# traditions .50 cal inline blackpowder gun



## johnrotten (Aug 6, 2007)

well i t was tax free weekend in mass and i bought myself a traditions thunderbolt .50 cal black powder gun. What do you all think did i make a good choice and i do know there are better ones out there but for the money i could pass it up $180.00

thanx


----------



## bigbuck14 (Jul 13, 2007)

those are really nice guns so dont be discouraged. and for that price thats a great bargain. :sniper: :homer:


----------



## johnrotten (Aug 6, 2007)

well i have heard nothing but good things about them.

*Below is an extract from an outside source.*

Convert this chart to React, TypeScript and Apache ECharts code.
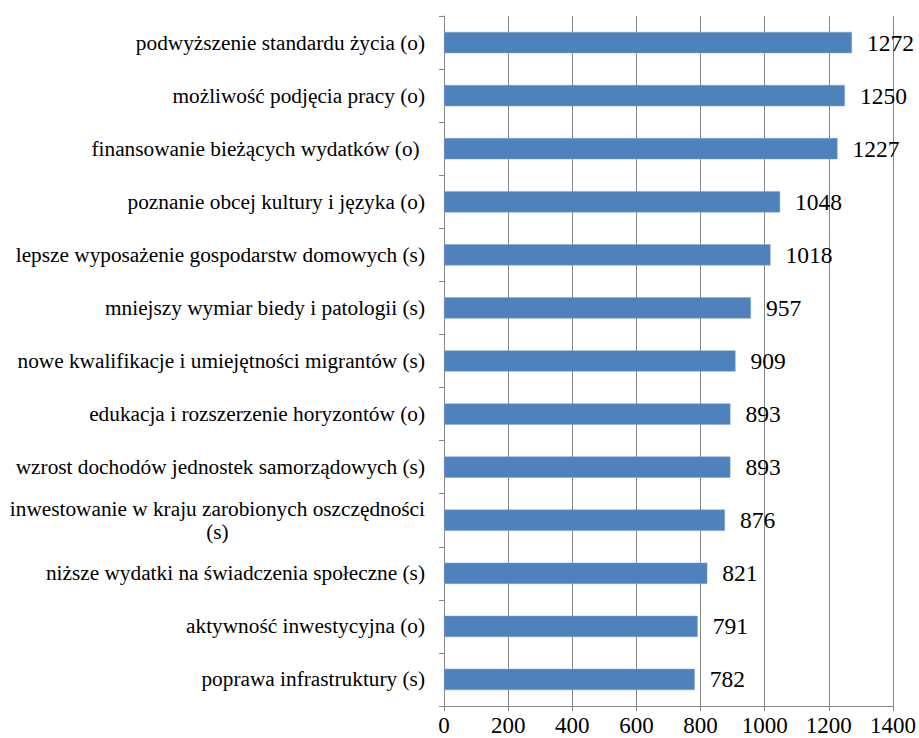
import React, { useEffect, useRef } from "react";
import * as echarts from "echarts";

const categories: string[] = [
  "podwyższenie standardu życia (o)",
  "możliwość podjęcia pracy (o)",
  "finansowanie bieżących wydatków (o) ",
  "poznanie obcej kultury i języka (o)",
  "lepsze wyposażenie gospodarstw domowych (s)",
  "mniejszy wymiar biedy i patologii (s)",
  "nowe kwalifikacje i umiejętności migrantów (s)",
  "edukacja i rozszerzenie horyzontów (o)",
  "wzrost dochodów jednostek samorządowych (s)",
  "inwestowanie w kraju zarobionych oszczędności\n(s)",
  "niższe wydatki na świadczenia społeczne (s)",
  "aktywność inwestycyjna (o)",
  "poprawa infrastruktury (s)",
];

const values: number[] = [1272, 1250, 1227, 1048, 1018, 957, 909, 893, 893, 876, 821, 791, 782];

const xTicks = { min: 0, max: 1400, interval: 200 };

const FONT = "Liberation Serif";
const CAT_SIZE = 21.3;

export default function App() {
  const ref = useRef<HTMLDivElement>(null);
  useEffect(() => {
    if (!ref.current) return;
    const chart = echarts.init(ref.current, undefined, { renderer: "svg" });
    chart.setOption({
      animation: false,
      grid: {
        left: 444,
        right: 26,
        top: 16,
        bottom: 32,
        containLabel: false,
        outerBoundsMode: "none",
      },
      xAxis: {
        type: "value",
        min: xTicks.min,
        max: xTicks.max,
        interval: xTicks.interval,
        axisLine: { show: true, lineStyle: { color: "#868686", width: 1 } },
        axisTick: { show: true, length: 5, lineStyle: { color: "#868686" } },
        splitLine: { show: true, lineStyle: { color: "#868686", width: 1 } },
        axisLabel: {
          fontFamily: FONT,
          fontSize: 23,
          color: "#000",
          margin: 8,
          hideOverlap: false,
          formatter: (v: number) => String(v),
        },
      },
      yAxis: {
        type: "category",
        inverse: true,
        data: categories,
        axisLine: { show: true, lineStyle: { color: "#868686", width: 1 } },
        axisTick: { show: true, length: 5, lineStyle: { color: "#868686" } },
        axisLabel: {
          fontFamily: FONT,
          fontSize: CAT_SIZE,
          color: "#000",
          margin: 19,
          interval: 0,
          formatter: (v: string) => {
            const parts = v.split("\n");
            if (parts.length === 1) return v;
            return `{a|${parts[0]}}\n{c|${parts[1]}}`;
          },
          rich: {
            a: { fontFamily: FONT, fontSize: CAT_SIZE, color: "#000", lineHeight: 23 },
            c: { fontFamily: FONT, fontSize: CAT_SIZE, color: "#000", lineHeight: 23, align: "center" },
          },
        },
      },
      series: [
        {
          type: "bar",
          data: values,
          barWidth: "40%",
          itemStyle: { color: "#4F81BD", borderColor: "#7FA3D3", borderWidth: 0.5 },
          label: {
            show: true,
            position: "right",
            distance: 15,
            fontFamily: FONT,
            fontSize: 23.5,
            color: "#000",
          },
        },
      ],
    });
    return () => chart.dispose();
  }, []);
  return (
    <div
      ref={ref}
      style={{ position: "absolute", left: 0, top: 0, width: 919, height: 738 }}
    />
  );
}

So hearing that is a good thing and for the price you are right it was easy on my poket . Thanks for t he replie i hope to hear more from everyone else


----------



## bigbuck14 (Jul 13, 2007)

your welcome . i just know people who have them and they work wonders.


----------



## johnrotten (Aug 6, 2007)

do they recomened any type of powder or round when they shoot there traditions?


----------



## bigbuck14 (Jul 13, 2007)

ill ask my dad when he gets home. let you know later.


----------



## johnrotten (Aug 6, 2007)

thanx ya let me know

peace


----------



## bigbuck144 (Sep 9, 2007)

pyrodex powder and sabot bullets.


----------



## johnrotten (Aug 6, 2007)

ok thanx for the reply it is been put to consideration, does anyone else have any suggestions?


----------



## bigbuck144 (Sep 9, 2007)

your welcome they work really well together.


----------